Dystonic spasm is commonly present in Parkinson’s disease. Besides that other classic signs of Parkinson’s disease may include mask-like facies, dysarthria, drooling, bradykinesia, dysphagia, jerky/uniform rigidity, propulsive gait, stooped posture and monotone voice.
Dystonia musculorum deformans is a disorder commonly develops during childhood and getting worse as the children grow older. Generally dystonia musculorum deformans is characterized by generalized prolonged dystonia. Initially the patient’s foot is inverted and as the disease progress the patient may suffer from scoliosis and growth retardation. The late signs may include dysarthria, contracture of the limb and bizarre as well as twisted posture.

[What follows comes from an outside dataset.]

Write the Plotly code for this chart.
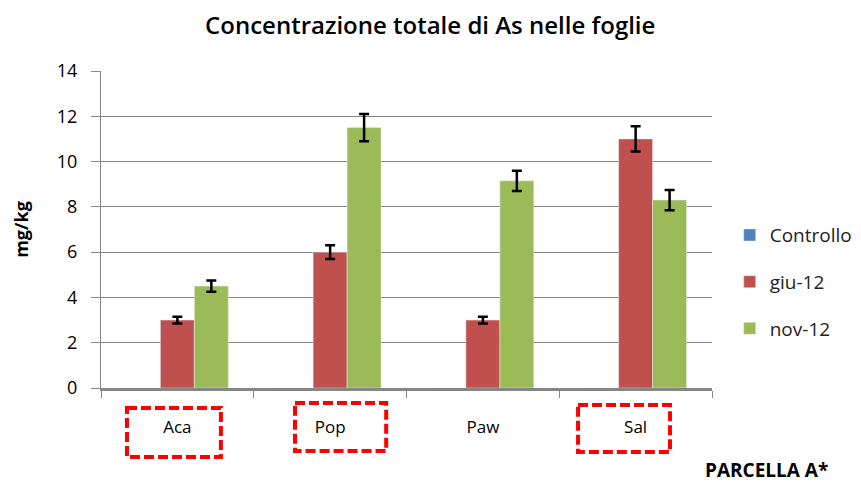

Huntington’s disease is characterized by progressive decline in mental function/intellectual level. This will later lead to emotional lability and dementia. The pre terminal stages of the Huntington’s disease are characterized by dystonic movement. The patient may also present with facial grimacing, dysphagia, dysarthria and prancing, wide based gait.
Hallervorden - Spatz disease is also presented with progressive decline in intellectual level. Hallervorden -Spatz disease is a degenerative disease. It is characterized by dystonic movement of the trunk, ataxia, generalized rigidity, myoclonus and chorea athetosis.
There are also a few drugs which leads to dystonia. Acute cases of facial dystonia is caused by intake of loxapine, haloperidol ( antipsychotic),metoclopramide (antiemetic), metyrosine, risperidone and excessive doses of levodopa. Dystonia may also related to 3 types of phenothiazines (drugs). Carphenazine and acetophenazine are piperazine phenothiazines drugs which is frequently caused dystonia. Other drugs such as piperidines and chlorpromazine rarely cause dystonia.
In children, dystonia is rarely present. Children typically don’t show any sign of dystonia before they able to walk or before 10 years of age. In children dystonia is commonly caused by athetoid cerebral palsy, Fahr’s syndrome, the residual effect of anoxia at birth and dystonia musculorum deformans.